What you should do | Set down only those lines that fall from the line containing "Clone this chart in Plotly." through the line containing "v in values]", unchanged and without pictures.

Provided material |
::::::

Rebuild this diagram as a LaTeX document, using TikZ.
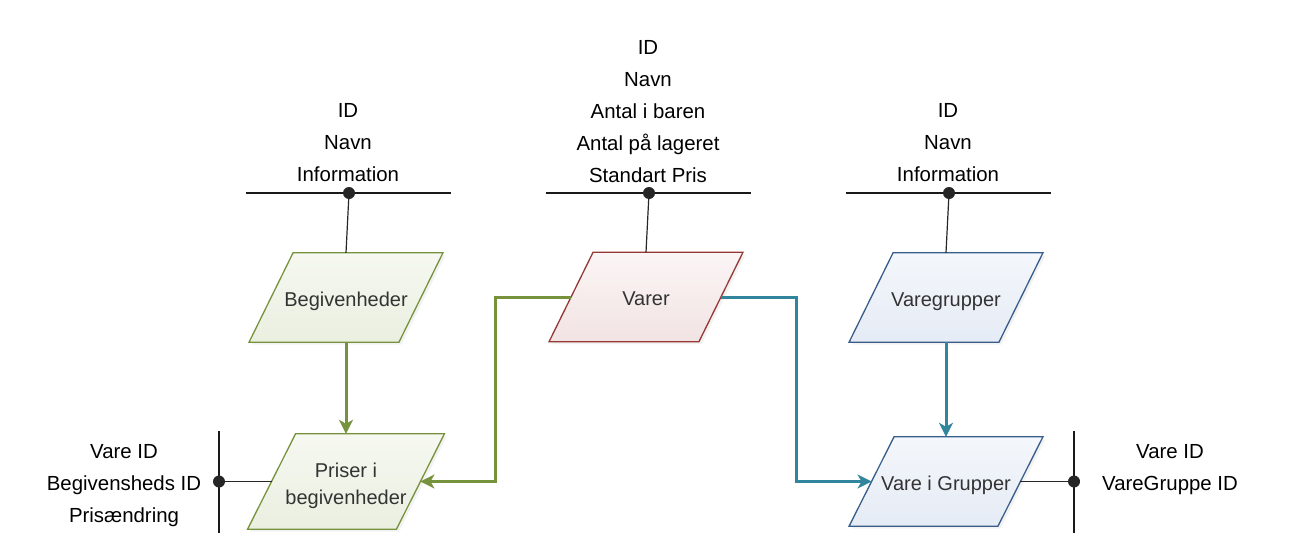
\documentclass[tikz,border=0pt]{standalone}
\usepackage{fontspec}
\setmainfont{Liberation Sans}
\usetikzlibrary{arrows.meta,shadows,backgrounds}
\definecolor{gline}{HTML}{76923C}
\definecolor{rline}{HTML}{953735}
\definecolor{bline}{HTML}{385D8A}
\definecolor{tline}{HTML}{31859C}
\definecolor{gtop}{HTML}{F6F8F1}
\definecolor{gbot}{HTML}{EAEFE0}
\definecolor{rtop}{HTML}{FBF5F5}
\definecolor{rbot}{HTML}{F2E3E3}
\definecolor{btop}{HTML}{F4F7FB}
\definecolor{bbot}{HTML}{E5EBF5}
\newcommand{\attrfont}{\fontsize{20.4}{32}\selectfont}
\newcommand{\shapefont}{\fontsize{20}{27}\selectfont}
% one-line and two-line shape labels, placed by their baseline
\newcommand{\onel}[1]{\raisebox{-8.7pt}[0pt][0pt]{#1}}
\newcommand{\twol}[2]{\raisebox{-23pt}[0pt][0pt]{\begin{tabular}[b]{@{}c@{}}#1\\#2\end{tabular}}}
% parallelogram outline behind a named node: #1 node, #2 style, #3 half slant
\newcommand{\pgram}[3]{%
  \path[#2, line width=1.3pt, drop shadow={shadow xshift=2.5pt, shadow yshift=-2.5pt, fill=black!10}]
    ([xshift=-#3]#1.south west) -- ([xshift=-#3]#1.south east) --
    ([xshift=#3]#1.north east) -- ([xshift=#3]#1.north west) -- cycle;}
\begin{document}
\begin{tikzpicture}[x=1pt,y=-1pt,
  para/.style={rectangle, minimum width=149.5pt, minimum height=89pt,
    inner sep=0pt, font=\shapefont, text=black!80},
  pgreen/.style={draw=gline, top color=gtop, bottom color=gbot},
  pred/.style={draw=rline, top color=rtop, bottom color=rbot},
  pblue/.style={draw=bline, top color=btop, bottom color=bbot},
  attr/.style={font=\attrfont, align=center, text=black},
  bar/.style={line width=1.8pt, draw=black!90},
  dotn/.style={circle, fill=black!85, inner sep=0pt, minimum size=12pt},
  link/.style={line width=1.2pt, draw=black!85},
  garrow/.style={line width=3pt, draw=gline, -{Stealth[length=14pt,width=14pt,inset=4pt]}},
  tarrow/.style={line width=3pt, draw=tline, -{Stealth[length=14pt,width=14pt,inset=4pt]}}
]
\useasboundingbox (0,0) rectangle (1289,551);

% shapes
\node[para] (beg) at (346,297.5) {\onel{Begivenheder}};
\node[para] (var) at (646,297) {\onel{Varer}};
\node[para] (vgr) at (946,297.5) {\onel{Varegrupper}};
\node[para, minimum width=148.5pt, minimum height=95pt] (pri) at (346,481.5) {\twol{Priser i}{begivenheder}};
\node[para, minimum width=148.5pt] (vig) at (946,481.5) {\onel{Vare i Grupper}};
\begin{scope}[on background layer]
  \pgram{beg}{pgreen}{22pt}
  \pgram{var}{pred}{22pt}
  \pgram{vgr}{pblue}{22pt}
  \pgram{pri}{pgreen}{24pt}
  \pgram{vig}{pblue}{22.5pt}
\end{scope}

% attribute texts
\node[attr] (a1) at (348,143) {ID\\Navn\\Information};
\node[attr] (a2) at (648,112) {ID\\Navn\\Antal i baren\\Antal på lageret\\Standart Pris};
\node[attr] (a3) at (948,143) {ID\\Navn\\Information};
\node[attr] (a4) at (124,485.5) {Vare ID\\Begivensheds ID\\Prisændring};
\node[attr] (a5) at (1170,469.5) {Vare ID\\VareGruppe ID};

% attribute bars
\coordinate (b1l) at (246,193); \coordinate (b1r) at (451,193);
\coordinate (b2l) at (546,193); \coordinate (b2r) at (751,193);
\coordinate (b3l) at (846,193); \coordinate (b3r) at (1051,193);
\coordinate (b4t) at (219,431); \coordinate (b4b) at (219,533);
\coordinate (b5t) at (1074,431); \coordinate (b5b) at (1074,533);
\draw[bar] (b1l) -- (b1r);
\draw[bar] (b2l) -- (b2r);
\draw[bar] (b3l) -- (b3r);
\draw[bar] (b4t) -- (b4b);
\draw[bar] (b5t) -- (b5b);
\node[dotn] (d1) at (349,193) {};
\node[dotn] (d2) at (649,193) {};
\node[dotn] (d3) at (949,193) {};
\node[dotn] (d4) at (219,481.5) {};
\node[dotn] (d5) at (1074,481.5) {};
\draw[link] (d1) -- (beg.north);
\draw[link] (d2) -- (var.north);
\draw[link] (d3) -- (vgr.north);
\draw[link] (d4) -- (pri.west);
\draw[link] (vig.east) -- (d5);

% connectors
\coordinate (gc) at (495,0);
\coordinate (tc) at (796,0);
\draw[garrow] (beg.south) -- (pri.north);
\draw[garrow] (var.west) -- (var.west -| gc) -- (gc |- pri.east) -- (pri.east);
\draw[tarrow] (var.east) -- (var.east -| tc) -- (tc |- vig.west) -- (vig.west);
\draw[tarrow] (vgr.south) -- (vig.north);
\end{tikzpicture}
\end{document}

::::::

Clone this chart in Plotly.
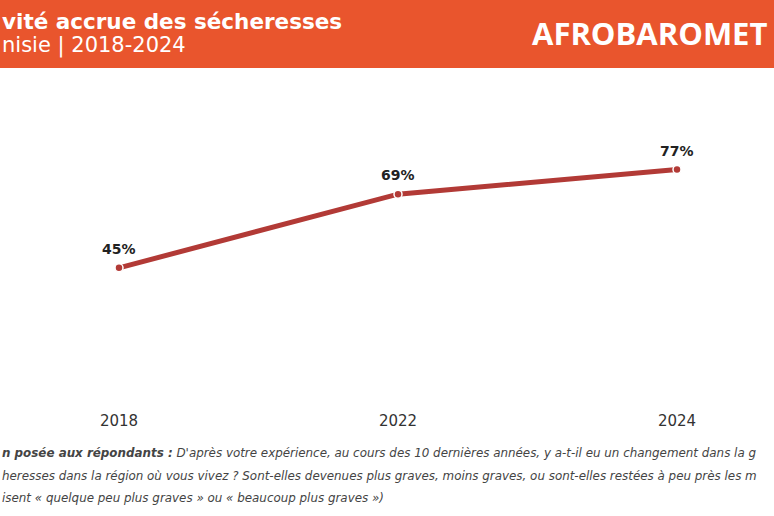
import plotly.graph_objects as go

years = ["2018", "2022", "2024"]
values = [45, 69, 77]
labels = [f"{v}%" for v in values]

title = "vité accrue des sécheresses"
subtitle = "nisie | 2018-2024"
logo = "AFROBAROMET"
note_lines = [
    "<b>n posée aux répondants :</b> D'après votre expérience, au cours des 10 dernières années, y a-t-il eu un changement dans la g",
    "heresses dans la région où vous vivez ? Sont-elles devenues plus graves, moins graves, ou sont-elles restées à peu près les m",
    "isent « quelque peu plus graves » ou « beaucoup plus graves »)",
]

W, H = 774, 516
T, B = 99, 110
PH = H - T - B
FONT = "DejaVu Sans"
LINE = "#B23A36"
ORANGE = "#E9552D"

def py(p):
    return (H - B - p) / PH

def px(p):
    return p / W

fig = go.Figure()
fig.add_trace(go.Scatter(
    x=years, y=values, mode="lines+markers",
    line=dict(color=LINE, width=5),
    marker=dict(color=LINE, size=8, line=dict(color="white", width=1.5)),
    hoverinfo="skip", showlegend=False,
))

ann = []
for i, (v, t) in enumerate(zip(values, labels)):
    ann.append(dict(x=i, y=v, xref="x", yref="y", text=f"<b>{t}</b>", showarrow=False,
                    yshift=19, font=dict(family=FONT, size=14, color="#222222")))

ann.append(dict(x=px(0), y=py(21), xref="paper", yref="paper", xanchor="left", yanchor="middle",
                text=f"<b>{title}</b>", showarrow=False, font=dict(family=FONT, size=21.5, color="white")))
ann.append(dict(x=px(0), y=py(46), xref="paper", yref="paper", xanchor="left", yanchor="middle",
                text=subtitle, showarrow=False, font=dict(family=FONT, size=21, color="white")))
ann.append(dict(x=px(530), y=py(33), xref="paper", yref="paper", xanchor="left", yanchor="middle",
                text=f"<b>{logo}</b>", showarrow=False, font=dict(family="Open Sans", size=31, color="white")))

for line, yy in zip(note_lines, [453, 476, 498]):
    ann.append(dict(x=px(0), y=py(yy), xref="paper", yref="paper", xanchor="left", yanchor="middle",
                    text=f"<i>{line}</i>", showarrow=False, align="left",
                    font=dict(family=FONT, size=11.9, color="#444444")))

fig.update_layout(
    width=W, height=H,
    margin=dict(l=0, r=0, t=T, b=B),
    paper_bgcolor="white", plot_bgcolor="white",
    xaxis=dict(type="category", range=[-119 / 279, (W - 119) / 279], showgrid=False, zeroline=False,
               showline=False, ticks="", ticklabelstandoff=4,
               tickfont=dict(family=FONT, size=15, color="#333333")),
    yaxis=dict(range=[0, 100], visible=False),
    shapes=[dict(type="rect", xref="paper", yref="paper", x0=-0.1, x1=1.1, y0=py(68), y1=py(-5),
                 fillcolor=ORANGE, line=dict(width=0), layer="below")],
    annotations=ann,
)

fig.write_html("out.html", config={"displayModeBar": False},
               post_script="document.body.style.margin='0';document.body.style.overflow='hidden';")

::::::

Answer to the problem |
Clone this chart in Plotly.
import plotly.graph_objects as go

years = ["2018", "2022", "2024"]
values = [45, 69, 77]
labels = [f"{v}%" for v in values]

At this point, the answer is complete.